On the third floor of the Union, in the back room of the Women's Center, there is a jeweled and embroidered orange T-shirt that tells a piece of the story of Sarah Uhrmacher. Everything that Nancy Myers, the mother of Sarah's best friend, chose for the T-shirt from the color to the little softball glove and treble clef bangles represents a little bit of her life. When I took the T-shirt on a short trip to ask Nancy about the different details, it had been almost six years since she had made it. Nancy was the one who told me Sarah's story.

Sarah grew up in Lincoln, played softball at Southeast, and was very active in the community. Because she loved animals, she went to Zoo School and later came to UNL to study biochemistry. She loved music and played the flute. Sarah was hardworking, dedicated, loving, and spiritual. She would do anything for anyone, like give rides, loan money and try to listen and understand. She just wanted to help.

When she was sixteen, she met Allen Divoky. He was her manager at work and was married with two children. He later got divorced, and they started dating. Divoky also came from a good home, had been an Eagle Scout and went to church with Sarah.

They got engaged when Sarah was a sophomore at UNL.

Sarah wanted to wait to get married until after she finished college though, and a few months into the engagement, things started to go sour. Divoky became controlling, wanting to know where she was all the time, and the couple started to argue more. A year into the engagement, Sarah called it off. It was the end of the first semester of her junior year.

The following April, Divoky found Sarah and stabbed her repeatedly, covering her with self-defense wounds.
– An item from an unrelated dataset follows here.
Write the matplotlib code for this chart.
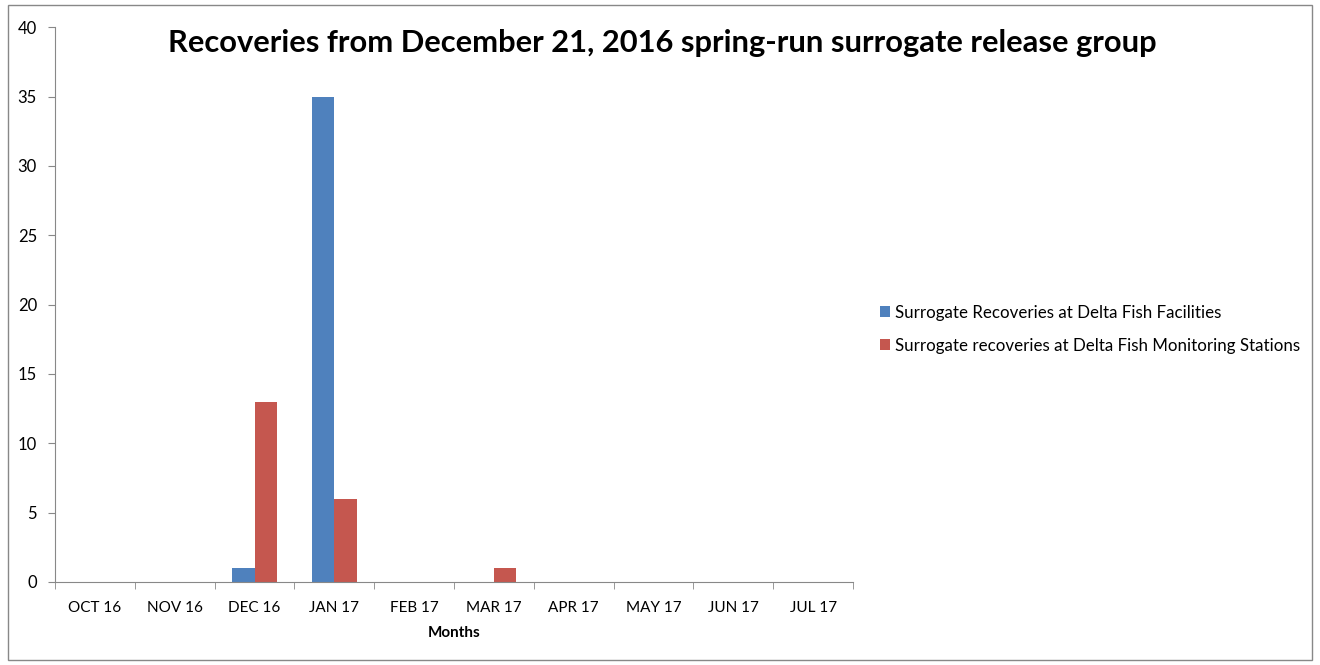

He bashed her in the head with a hammer and almost decapitated her with a knife.

"She was the last person I expected this to happen to," Nancy Myers said.

A short while later, the police received a call from Divoky who said he was on top of a parking garage, threatening to jump. As they tried to talk him down, they raced to find Sarah, dead in her own home, killed by a man she had almost married. A SWAT team finally managed to talk Divoky down, and he is currently serving a life sentence with no chance of parole. At his trial, he explained himself by saying, "If I can't have her, no one can."

Divoky had never threatened to kill her, but some signs were clearer in hindsight. Not only was he controlling, but he seemed depressed, had charges of domestic violence from his previous marriage, and had had to attend anger management classes.

Sarah's murder was not her fault. She didn't do anything wrong.

"She was a good person," Renee Myers, Sarah's old roommate and best friend, said. "She was a full-time student. She w ent to church every Sunday. She didn't deserve this."

Sarah's death encouraged Renee to go into criminal justice. She wanted to take the horrible experience of losing her best friend and do something positive with it. I, for one, believe she is succeeding. Sarah is not forgotten.

Violence, especially relationship violence, is a problem in our society, and Sarah's story is not as unusual as we would like it to be. College age women experience the highest rate per capita of dating or domestic violence in the U.S. According to the National Coalition Against Domestic Violence, 85 percent of domestic violence victims are women, and one in four women will experience domestic violence in her lifetime. Think about it. Say you live on a girls floor in Cather, where there are approximately 38 girls. Nine or 10 of them will be abused in their lives.